What has happened to Alex Proyas? It is hard to reconcile the fact that the Australian director who began his career with a couple of highly unique, atmospheric, visionary films in The Crow and Dark City is the same person responsible for this overblown, poorly executed, excruciating mess of a movie. Whilst, Gods of Egypt arrives in cinemas laden with pre-release controversy around the casting of predominantly white actors in the various roles, there really are far bigger problems at play here, not the least of which is a banal screenplay laden with clichés and silly dialogue, an inconsistent tone and a distinct lack of clarity. The performances are, for the most part, uninspired with Brenton Thwaites and Gerard Butler particularly disappointing. Although, having said that, I’m not sure Butler has been good in anything, so his ham-fisted effort as Egyptian god Set – complete with Scottish accent – comes as no real surprise.
Unfolding in a time when Egyptian gods (apparently) ruled Earth, the film opens at the coronation of Horus (Game of Thrones’ Nikolaj Coster-Waldau), who has been ordained to take over as ruler of the kingdom from his father Osiris (Bryan Brown), a seemingly benevolent and popular leader. However, Osiris’ brother Set arrives on cue before the handover is completed and, with all the bluster than Butler can muster, he promptly declares himself the most worthy to lead the kingdom, kills Osiris and then defeats Horus in a duel, ripping his eyes out for good measure. With Horus forced into exile, the previously peaceful kingdom is thrown into chaos as the merciless Set takes control. The future of the kingdom rests with Bek (Thwaites), a petty thief who, like the rest of mortal population, has been put to work as a slave. Despite possessing no personality whatsoever, Bek has somehow caught the attention of Zaya (Courtney Eaton) and together they hatch a plan. Under the nose of Set’s sidekick Urshu (Rufus Sewell), Bek breaks into the booby-trapped vault and steals back one of Horus’ eyes (I kid you not). Now sporting a sexy eye-patch, Horus vows to enact revenge against Set and claim his rightful title, drawing on advice/assistance from granddaddy Ra, the sun god played by a slumming Geoffrey Rush, who seems to relish the ridiculousness of it all and hams it up to the max.

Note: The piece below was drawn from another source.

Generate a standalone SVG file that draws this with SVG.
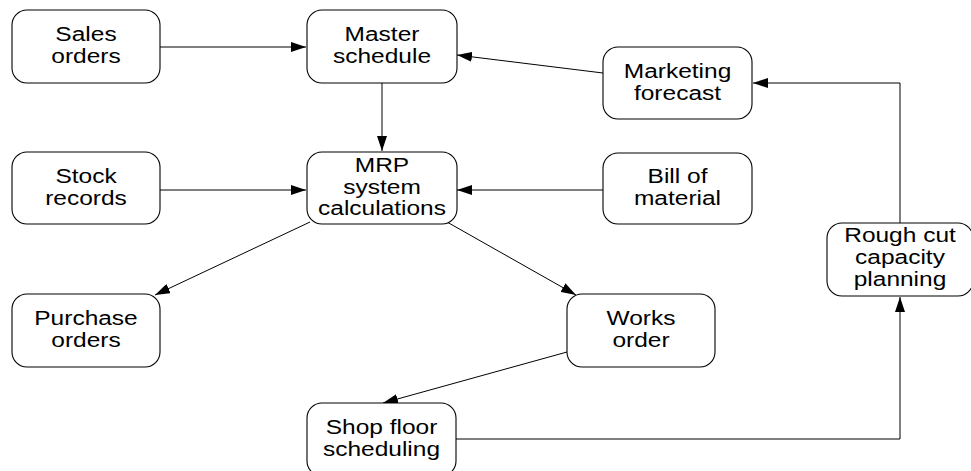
<svg xmlns="http://www.w3.org/2000/svg" width="971" height="471" viewBox="0 0 971 471">
<style>
.box{fill:#fff;stroke:#000;stroke-width:1.1}
.t{font-family:"Liberation Sans",Arial,sans-serif;font-size:24.5px;fill:#000;text-anchor:middle}
.c{fill:none;stroke:#000;stroke-width:1}
</style>
<defs>
<marker id="ah" viewBox="0 0 15 10" refX="15" refY="5" markerWidth="15" markerHeight="10" markerUnits="userSpaceOnUse" orient="auto">
<path d="M0,0 L15,5 L0,10 z" fill="#000"/>
</marker>
</defs>
<rect width="971" height="471" fill="#fff"/>
<g id="connectors">
<line class="c" x1="160" y1="47" x2="306" y2="47" marker-end="url(#ah)"/>
<line class="c" x1="382" y1="83" x2="382" y2="151" marker-end="url(#ah)"/>
<line class="c" x1="603" y1="73" x2="457" y2="55" marker-end="url(#ah)"/>
<line class="c" x1="160" y1="190" x2="306" y2="190" marker-end="url(#ah)"/>
<line class="c" x1="603" y1="190" x2="457" y2="190" marker-end="url(#ah)"/>
<line class="c" x1="310" y1="222" x2="155" y2="295" marker-end="url(#ah)"/>
<line class="c" x1="447" y1="222" x2="576" y2="295" marker-end="url(#ah)"/>
<line class="c" x1="567" y1="352" x2="383" y2="403" marker-end="url(#ah)"/>
<polyline class="c" points="456,439 900,439 900,297" marker-end="url(#ah)"/>
<polyline class="c" points="900,223 900,83 753,83" marker-end="url(#ah)"/>
</g>
<g id="sales-orders">
<rect class="box" x="12" y="10" width="148" height="73" rx="15"/>
<text class="t" transform="translate(86,40.5) scale(1,0.8)">Sales</text>
<text class="t" transform="translate(86,62.5) scale(1,0.8)">orders</text>
</g>
<g id="master-schedule">
<rect class="box" x="307" y="10" width="150" height="73" rx="15"/>
<text class="t" transform="translate(382,40.5) scale(1,0.8)">Master</text>
<text class="t" transform="translate(382,62.5) scale(1,0.8)">schedule</text>
</g>
<g id="marketing-forecast">
<rect class="box" x="603" y="47" width="149" height="72" rx="15"/>
<text class="t" transform="translate(677.5,77.5) scale(1,0.8)">Marketing</text>
<text class="t" transform="translate(677.5,99.5) scale(1,0.8)">forecast</text>
</g>
<g id="stock-records">
<rect class="box" x="12" y="152" width="148" height="72" rx="15"/>
<text class="t" transform="translate(86,182.5) scale(1,0.8)">Stock</text>
<text class="t" transform="translate(86,204.5) scale(1,0.8)">records</text>
</g>
<g id="mrp">
<rect class="box" x="307" y="152" width="150" height="72" rx="15"/>
<text class="t" transform="translate(382,172) scale(1,0.8)">MRP</text>
<text class="t" transform="translate(382,193.5) scale(1,0.8)">system</text>
<text class="t" transform="translate(382,215) scale(1,0.8)">calculations</text>
</g>
<g id="bill-of-material">
<rect class="box" x="603" y="153" width="149" height="71" rx="15"/>
<text class="t" transform="translate(677.5,183) scale(1,0.8)">Bill of</text>
<text class="t" transform="translate(677.5,205) scale(1,0.8)">material</text>
</g>
<g id="rough-cut">
<rect class="box" x="827" y="223" width="146" height="73" rx="15"/>
<text class="t" transform="translate(900,242) scale(1,0.8)">Rough cut</text>
<text class="t" transform="translate(900,264) scale(1,0.8)">capacity</text>
<text class="t" transform="translate(900,286) scale(1,0.8)">planning</text>
</g>
<g id="purchase-orders">
<rect class="box" x="12" y="294" width="148" height="73" rx="15"/>
<text class="t" transform="translate(86,324.5) scale(1,0.8)">Purchase</text>
<text class="t" transform="translate(86,346.5) scale(1,0.8)">orders</text>
</g>
<g id="works-order">
<rect class="box" x="567" y="294" width="148" height="73" rx="15"/>
<text class="t" transform="translate(641,324.5) scale(1,0.8)">Works</text>
<text class="t" transform="translate(641,346.5) scale(1,0.8)">order</text>
</g>
<g id="shop-floor">
<rect class="box" x="307" y="403" width="149" height="73" rx="15"/>
<text class="t" transform="translate(381.5,433.5) scale(1,0.8)">Shop floor</text>
<text class="t" transform="translate(381.5,455.5) scale(1,0.8)">scheduling</text>
</g>
</svg>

From the opening moments when we sweep over the streets and rooftops, the CGI is unconvincing and that is a real problem when so much of the film relies on this technology. There are plenty of action sequences, but a distinct lack of suspense, which is largely due to the fact that so much of it looks so obviously staged on a green screen, makes it a struggle to remain engaged. There is potential in the sheer nonsense of it all for this to play as a parody of these mythological epics and certainly Chadwick Boseman as the haughty, bitchy Thoth – the god of wisdom – gives it his best shot. Everybody else though, with the exception of Rush, plays it too straight, which only serves to highlight the sheer ludicrousness of everything that transpires. It is hard to know whether Butler is just not trying very hard or whether he is simply incapable of instilling Set with any nuance, but this is a one-dimensional character whose fate is a foregone conclusion.
Filmed in Australia, perhaps the only redeeming feature of this mess is the employment opportunities for local cast and crew. The likes of Rachael Blake, Emma Booth, Bruce Spence and Robyn Nevin feature, although I’m not sure any of them would want to include this on their résumé. Born in Egypt, Proyas obviously has a connection to the material, but unfortunately he hasn’t been able to bring this mythology to the screen in a coherent, interesting way. It may well be true that, as Proyas claims, some critics have lambasted the film without having watched it and he has every reason to be angry if that is the case. But the reality is that, other than some of the costume design, Gods of Egypt is, pardon the pun, god-awful.